RESEARCHERS have located the wreck of the USS Indianapolis, the Second World War heavy cruiser that played a crucial role in the Hiroshima atomic bombing before being struck by Japanese torpedoes.

The sinking of the Indianapolis remains the US navy’s single worst loss at sea.

The fate of its crew — nearly 900 were killed, many by sharks, and just 316 survived — was one of the Pacific war’s more horrible and fascinating tales.

The expedition crew of Research Vessel Petrel, which is owned by Microsoft co-founder Paul Allen, said it found the wreckage of the Indianapolis on the floor of the North Pacific Ocean, more than 18,000 feet below the surface.

“To be able to honour the brave men of the USS Indianapolis and their families through the discovery of a ship that played such a significant role in ending World War II is truly humbling,” Allen said.

The Indianapolis, with 1196 sailors and marines on board, was sailing the Philippine Sea between Guam and Leyte Gulf when two torpedoes from a Japanese submarine struck just after midnight on July 30, 1945.

It sank in 12 minutes, killing about 300. Survivors were left in the water, most of them with only life jackets.

There was no time to send a distress signal, and four days passed before a bomber on routine patrol happened to spot the survivors in the water.

By the time rescuers arrived, a combination of exposure, dehydration, drowning and constant shark attacks had left only a quarter of the ship’s original number alive.
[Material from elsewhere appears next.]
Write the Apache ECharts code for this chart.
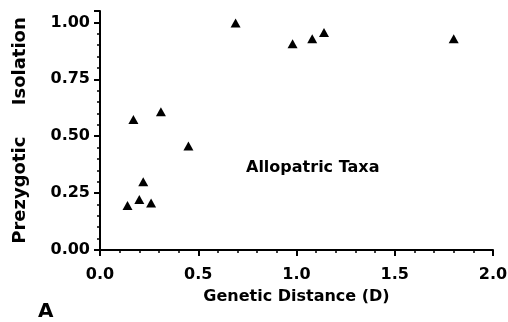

Over the years numerous books recounted the ship’s disaster and its role in delivering components of what would become the atomic bomb “Little Boy” to the island of Tinian, the take-off point for the bomber Enola Gay’s mission to Hiroshima in August 1945.

The US navy said a key to finding the Indianapolis came in 2016 when Richard Hulver, a historian with the Naval History and Heritage Command, decided on a new search area.

His research identified a naval landing craft that had recorded a sighting of the Indianapolis the day before it sank. The research team developed a new search area, although it was still 600 square miles of open ocean.